The contract represented the culmination of a roller coaster 18 months for Singleton, who was suspended for the first 50 games of last season following his second consecutive failed marijuana test. He wound up spending most of the season at Triple-A Oklahoma City and hit .220 with six homers and 31 RBIs in 73 games, prompting him to go to Puerto Rico last winter to get in more work.
"He wanted to go to winter ball and continue to get better and get more experience and really make up for the time he missed," Luhnow said. "He went to Puerto Rico and had a terrific winter, and came into Spring Training ready to compete and we really felt like he needed another 100 to 150 at-bats in Triple-A to see more successful results before we felt he would be truly ready to be here every day.
"He did that. He went down there, and for the last two months, he's performed. We feel like he's doing everything he needs to do to prove to us at his very young age that he's ready to continue it at the big league level for the rest of his career."

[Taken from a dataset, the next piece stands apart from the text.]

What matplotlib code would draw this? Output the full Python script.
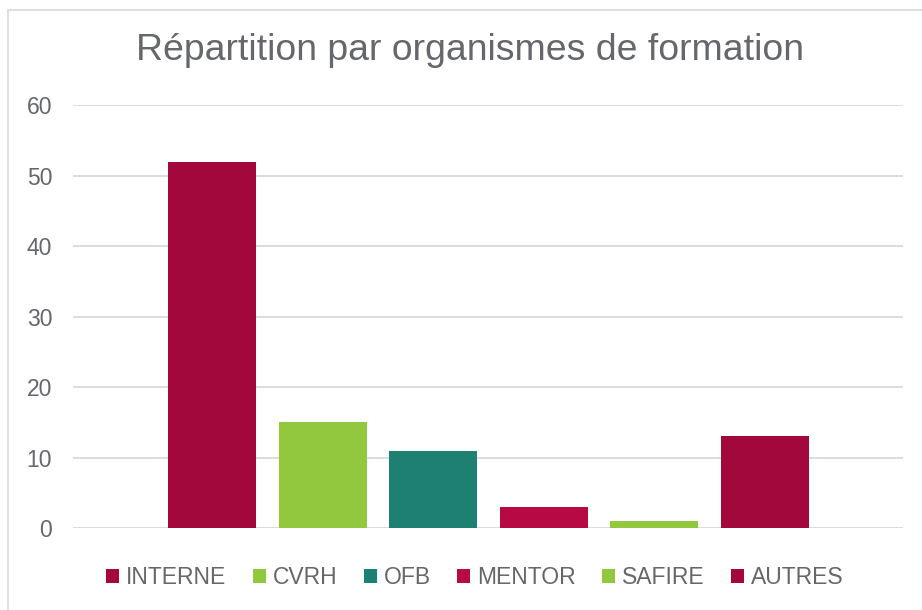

Springer, whose locker is just two away from Singleton, says he plans to tell Singleton to slow the game down and not try to do too much in his first few games. He's speaking from experience. Springer struggled mightily when he was called up April 16 before leading all AL rookies in homers (10), RBIs (25), runs (22) and slugging percentage (.647) in May.
"He's a guy that can change the game with one swing any time, and I'm excited to have him in there today," Springer said.
For now, Singleton is simply soaking in life as a Major Leaguer.
"It's definitely been a work in progress every day, and it's been leading up to today," he said. "Today is one of the happiest days of my life."